• [Work to complete]: Reproduce the lines of the material exactly, excluding every image.

• [Supplied information]:
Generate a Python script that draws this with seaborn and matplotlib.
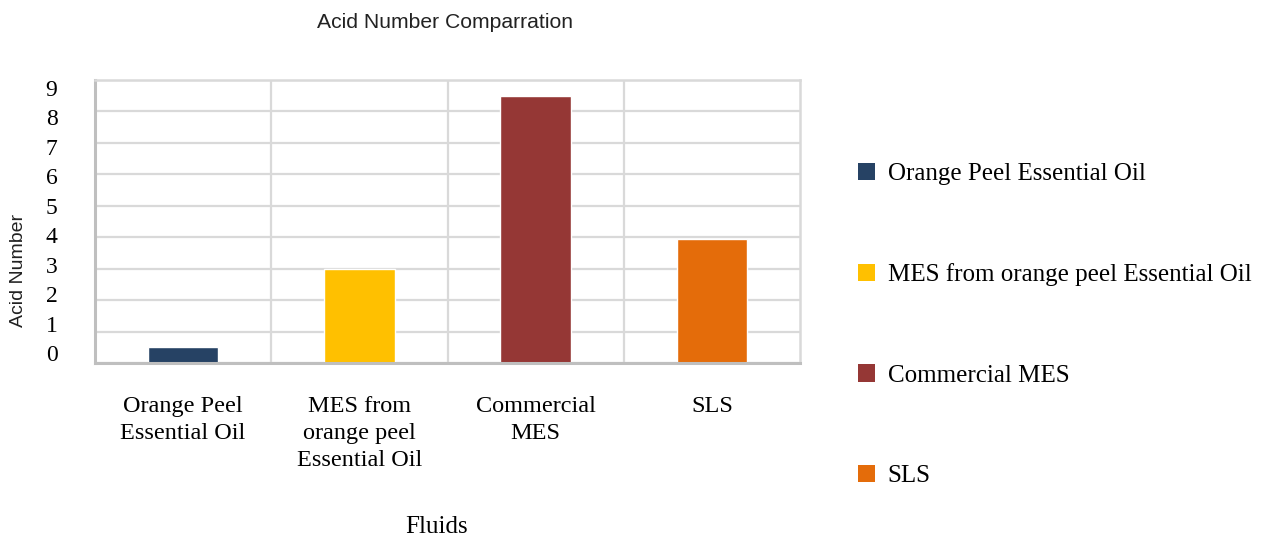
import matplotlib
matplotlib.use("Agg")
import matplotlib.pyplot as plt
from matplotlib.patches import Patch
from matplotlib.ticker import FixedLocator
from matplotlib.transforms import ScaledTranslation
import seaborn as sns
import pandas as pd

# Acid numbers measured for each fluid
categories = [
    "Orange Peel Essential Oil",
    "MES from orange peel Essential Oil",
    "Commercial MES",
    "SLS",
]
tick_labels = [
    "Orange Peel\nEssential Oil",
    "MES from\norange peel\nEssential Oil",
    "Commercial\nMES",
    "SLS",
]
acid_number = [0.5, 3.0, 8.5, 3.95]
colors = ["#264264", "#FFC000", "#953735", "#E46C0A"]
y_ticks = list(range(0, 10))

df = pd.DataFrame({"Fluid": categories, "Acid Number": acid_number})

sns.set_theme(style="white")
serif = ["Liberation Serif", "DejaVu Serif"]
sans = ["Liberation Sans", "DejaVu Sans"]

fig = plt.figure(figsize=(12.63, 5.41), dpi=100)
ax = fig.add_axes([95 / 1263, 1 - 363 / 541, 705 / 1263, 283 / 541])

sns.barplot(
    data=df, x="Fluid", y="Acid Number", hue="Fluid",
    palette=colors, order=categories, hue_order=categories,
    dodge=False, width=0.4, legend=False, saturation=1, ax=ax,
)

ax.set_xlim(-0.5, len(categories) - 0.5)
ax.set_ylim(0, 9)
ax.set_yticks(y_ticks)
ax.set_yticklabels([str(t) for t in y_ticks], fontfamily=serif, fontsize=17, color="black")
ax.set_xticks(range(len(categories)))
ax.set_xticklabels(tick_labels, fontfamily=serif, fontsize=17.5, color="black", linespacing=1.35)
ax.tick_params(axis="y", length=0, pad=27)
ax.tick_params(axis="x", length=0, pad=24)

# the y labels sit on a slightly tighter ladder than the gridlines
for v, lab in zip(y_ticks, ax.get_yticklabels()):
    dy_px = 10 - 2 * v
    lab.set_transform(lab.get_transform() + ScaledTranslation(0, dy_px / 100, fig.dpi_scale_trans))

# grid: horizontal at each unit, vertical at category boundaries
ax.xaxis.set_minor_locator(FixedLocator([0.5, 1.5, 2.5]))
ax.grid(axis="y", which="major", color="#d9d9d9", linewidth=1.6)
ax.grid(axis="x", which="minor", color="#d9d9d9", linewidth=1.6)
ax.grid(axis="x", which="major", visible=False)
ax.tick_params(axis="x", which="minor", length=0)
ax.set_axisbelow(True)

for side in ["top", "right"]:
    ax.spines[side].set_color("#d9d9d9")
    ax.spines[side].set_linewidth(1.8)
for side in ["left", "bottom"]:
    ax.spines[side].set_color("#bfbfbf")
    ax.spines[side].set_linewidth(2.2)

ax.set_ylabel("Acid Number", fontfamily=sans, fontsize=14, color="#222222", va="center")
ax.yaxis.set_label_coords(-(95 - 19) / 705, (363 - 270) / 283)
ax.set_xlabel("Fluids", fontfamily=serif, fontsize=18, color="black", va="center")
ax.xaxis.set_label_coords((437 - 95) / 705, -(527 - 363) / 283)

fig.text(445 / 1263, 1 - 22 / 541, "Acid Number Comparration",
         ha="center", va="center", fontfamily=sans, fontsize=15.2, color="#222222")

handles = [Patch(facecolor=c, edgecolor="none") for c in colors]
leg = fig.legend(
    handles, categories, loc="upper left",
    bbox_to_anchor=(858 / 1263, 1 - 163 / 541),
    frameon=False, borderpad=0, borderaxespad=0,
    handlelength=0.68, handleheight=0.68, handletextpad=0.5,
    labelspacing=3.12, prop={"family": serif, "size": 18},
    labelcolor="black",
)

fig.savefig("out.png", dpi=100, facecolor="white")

• [Complete output]:
Generate a Python script that draws this with seaborn and matplotlib.
import matplotlib
matplotlib.use("Agg")
import matplotlib.pyplot as plt
from matplotlib.patches import Patch
from matplotlib.ticker import FixedLocator
from matplotlib.transforms import ScaledTranslation
import seaborn as sns
import pandas as pd

# Acid numbers measured for each fluid
categories = [
    "Orange Peel Essential Oil",
    "MES from orange peel Essential Oil",
    "Commercial MES",
    "SLS",
]
tick_labels = [
    "Orange Peel\nEssential Oil",
    "MES from\norange peel\nEssential Oil",
    "Commercial\nMES",
    "SLS",
]
acid_number = [0.5, 3.0, 8.5, 3.95]
colors = ["#264264", "#FFC000", "#953735", "#E46C0A"]
y_ticks = list(range(0, 10))

df = pd.DataFrame({"Fluid": categories, "Acid Number": acid_number})

sns.set_theme(style="white")
serif = ["Liberation Serif", "DejaVu Serif"]
sans = ["Liberation Sans", "DejaVu Sans"]

fig = plt.figure(figsize=(12.63, 5.41), dpi=100)
ax = fig.add_axes([95 / 1263, 1 - 363 / 541, 705 / 1263, 283 / 541])

sns.barplot(
    data=df, x="Fluid", y="Acid Number", hue="Fluid",
    palette=colors, order=categories, hue_order=categories,
    dodge=False, width=0.4, legend=False, saturation=1, ax=ax,
)

ax.set_xlim(-0.5, len(categories) - 0.5)
ax.set_ylim(0, 9)
ax.set_yticks(y_ticks)
ax.set_yticklabels([str(t) for t in y_ticks], fontfamily=serif, fontsize=17, color="black")
ax.set_xticks(range(len(categories)))
ax.set_xticklabels(tick_labels, fontfamily=serif, fontsize=17.5, color="black", linespacing=1.35)
ax.tick_params(axis="y", length=0, pad=27)
ax.tick_params(axis="x", length=0, pad=24)

# the y labels sit on a slightly tighter ladder than the gridlines
for v, lab in zip(y_ticks, ax.get_yticklabels()):
    dy_px = 10 - 2 * v
    lab.set_transform(lab.get_transform() + ScaledTranslation(0, dy_px / 100, fig.dpi_scale_trans))

# grid: horizontal at each unit, vertical at category boundaries
ax.xaxis.set_minor_locator(FixedLocator([0.5, 1.5, 2.5]))
ax.grid(axis="y", which="major", color="#d9d9d9", linewidth=1.6)
ax.grid(axis="x", which="minor", color="#d9d9d9", linewidth=1.6)
ax.grid(axis="x", which="major", visible=False)
ax.tick_params(axis="x", which="minor", length=0)
ax.set_axisbelow(True)

for side in ["top", "right"]:
    ax.spines[side].set_color("#d9d9d9")
    ax.spines[side].set_linewidth(1.8)
for side in ["left", "bottom"]:
    ax.spines[side].set_color("#bfbfbf")
    ax.spines[side].set_linewidth(2.2)

ax.set_ylabel("Acid Number", fontfamily=sans, fontsize=14, color="#222222", va="center")
ax.yaxis.set_label_coords(-(95 - 19) / 705, (363 - 270) / 283)
ax.set_xlabel("Fluids", fontfamily=serif, fontsize=18, color="black", va="center")
ax.xaxis.set_label_coords((437 - 95) / 705, -(527 - 363) / 283)

fig.text(445 / 1263, 1 - 22 / 541, "Acid Number Comparration",
         ha="center", va="center", fontfamily=sans, fontsize=15.2, color="#222222")

handles = [Patch(facecolor=c, edgecolor="none") for c in colors]
leg = fig.legend(
    handles, categories, loc="upper left",
    bbox_to_anchor=(858 / 1263, 1 - 163 / 541),
    frameon=False, borderpad=0, borderaxespad=0,
    handlelength=0.68, handleheight=0.68, handletextpad=0.5,
    labelspacing=3.12, prop={"family": serif, "size": 18},
    labelcolor="black",
)

fig.savefig("out.png", dpi=100, facecolor="white")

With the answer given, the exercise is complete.